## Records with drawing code
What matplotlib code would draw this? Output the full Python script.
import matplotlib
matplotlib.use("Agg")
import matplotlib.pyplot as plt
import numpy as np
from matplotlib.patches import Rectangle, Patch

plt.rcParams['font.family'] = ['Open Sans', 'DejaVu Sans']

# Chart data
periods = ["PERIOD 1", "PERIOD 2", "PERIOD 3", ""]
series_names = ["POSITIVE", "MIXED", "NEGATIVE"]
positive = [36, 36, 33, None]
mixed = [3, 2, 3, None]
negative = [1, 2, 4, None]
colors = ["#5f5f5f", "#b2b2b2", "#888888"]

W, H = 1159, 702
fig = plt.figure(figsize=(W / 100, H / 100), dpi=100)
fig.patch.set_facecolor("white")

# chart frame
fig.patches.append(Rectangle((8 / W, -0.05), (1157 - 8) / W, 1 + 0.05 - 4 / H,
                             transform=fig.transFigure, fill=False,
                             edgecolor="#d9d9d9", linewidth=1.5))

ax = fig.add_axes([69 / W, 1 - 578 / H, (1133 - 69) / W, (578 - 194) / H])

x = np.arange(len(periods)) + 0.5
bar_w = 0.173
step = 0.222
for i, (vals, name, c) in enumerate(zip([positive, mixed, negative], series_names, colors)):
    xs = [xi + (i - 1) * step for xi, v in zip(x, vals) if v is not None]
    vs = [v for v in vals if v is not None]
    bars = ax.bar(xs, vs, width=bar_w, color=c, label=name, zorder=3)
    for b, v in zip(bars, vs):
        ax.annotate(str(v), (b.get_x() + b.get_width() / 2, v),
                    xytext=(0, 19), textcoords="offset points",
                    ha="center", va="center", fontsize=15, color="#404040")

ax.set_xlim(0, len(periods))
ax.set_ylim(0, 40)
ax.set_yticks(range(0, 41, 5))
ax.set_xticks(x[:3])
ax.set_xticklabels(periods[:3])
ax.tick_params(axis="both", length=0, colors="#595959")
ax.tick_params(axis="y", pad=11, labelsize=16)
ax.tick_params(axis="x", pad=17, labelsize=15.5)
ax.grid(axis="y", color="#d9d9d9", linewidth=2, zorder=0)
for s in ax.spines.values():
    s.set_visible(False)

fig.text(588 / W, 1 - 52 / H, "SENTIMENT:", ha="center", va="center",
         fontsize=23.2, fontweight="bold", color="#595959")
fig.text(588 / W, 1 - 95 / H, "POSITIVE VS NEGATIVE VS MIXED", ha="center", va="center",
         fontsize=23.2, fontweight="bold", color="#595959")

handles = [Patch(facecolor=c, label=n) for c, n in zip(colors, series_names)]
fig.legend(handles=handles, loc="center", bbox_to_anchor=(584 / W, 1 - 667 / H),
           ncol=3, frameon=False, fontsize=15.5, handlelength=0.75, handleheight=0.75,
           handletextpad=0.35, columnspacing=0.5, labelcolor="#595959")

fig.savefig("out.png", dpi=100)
...
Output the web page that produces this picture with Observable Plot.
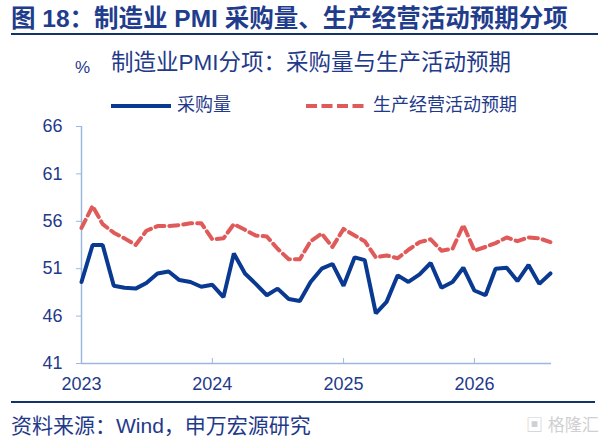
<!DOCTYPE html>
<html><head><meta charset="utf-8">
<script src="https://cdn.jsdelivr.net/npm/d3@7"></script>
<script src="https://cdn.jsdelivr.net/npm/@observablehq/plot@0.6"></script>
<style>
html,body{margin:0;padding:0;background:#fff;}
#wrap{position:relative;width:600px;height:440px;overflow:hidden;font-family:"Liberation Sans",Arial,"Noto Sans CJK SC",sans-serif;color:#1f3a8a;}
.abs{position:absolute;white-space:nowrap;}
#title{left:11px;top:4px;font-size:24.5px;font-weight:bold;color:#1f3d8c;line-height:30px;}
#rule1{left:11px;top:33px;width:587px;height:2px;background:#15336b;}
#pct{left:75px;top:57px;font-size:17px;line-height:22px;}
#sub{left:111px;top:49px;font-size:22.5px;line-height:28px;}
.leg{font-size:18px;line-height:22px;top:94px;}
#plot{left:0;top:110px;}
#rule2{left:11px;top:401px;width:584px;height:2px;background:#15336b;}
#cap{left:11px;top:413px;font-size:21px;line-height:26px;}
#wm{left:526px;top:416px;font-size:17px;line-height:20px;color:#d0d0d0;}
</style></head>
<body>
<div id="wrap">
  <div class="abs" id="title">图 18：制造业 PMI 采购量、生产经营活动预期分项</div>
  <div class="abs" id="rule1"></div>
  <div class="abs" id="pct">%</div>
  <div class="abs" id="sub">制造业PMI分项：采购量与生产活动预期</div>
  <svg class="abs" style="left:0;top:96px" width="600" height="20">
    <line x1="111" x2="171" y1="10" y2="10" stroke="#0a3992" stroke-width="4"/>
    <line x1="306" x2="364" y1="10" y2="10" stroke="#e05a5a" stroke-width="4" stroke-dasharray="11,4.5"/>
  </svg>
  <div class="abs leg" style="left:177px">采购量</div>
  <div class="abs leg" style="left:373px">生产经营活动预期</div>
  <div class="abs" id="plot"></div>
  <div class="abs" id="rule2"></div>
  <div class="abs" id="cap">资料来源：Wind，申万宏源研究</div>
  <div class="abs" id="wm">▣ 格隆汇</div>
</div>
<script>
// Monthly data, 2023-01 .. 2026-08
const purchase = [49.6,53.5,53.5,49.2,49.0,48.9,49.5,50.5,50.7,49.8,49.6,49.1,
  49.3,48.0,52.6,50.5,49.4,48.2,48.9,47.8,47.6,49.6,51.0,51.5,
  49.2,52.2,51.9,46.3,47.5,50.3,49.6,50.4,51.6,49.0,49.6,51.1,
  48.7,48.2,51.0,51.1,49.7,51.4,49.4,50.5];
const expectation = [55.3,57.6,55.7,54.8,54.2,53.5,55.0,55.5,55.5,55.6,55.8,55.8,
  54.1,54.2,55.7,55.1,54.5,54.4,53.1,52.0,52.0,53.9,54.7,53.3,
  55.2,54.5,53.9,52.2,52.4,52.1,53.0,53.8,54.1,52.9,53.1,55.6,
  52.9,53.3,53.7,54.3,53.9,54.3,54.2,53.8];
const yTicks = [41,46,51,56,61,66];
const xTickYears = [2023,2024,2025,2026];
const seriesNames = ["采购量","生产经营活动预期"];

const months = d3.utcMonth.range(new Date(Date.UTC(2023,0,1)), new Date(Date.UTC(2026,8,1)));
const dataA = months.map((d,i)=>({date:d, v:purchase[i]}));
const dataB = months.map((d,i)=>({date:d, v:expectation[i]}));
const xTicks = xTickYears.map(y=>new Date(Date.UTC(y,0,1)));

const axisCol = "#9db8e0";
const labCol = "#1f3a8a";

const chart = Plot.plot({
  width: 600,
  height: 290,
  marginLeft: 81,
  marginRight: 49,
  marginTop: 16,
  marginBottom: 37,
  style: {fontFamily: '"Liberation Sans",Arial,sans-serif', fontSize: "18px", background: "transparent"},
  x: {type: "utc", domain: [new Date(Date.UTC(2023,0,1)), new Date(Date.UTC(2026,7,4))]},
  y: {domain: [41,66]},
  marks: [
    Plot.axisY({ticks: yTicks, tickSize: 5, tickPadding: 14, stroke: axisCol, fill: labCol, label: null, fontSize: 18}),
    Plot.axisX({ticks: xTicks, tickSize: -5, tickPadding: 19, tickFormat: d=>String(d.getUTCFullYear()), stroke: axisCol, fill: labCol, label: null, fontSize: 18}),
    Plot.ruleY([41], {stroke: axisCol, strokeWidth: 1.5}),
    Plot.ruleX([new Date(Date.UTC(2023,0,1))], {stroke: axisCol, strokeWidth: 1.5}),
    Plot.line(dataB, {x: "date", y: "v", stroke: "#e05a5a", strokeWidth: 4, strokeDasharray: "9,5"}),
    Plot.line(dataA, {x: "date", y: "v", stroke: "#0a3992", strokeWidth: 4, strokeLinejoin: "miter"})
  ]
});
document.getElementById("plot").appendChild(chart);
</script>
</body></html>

## Written problem
Copy out every line of the data that includes the word "matplotlib".

## Task answer
What matplotlib code would draw this? Output the full Python script.
import matplotlib
matplotlib.use("Agg")
import matplotlib.pyplot as plt
from matplotlib.patches import Rectangle, Patch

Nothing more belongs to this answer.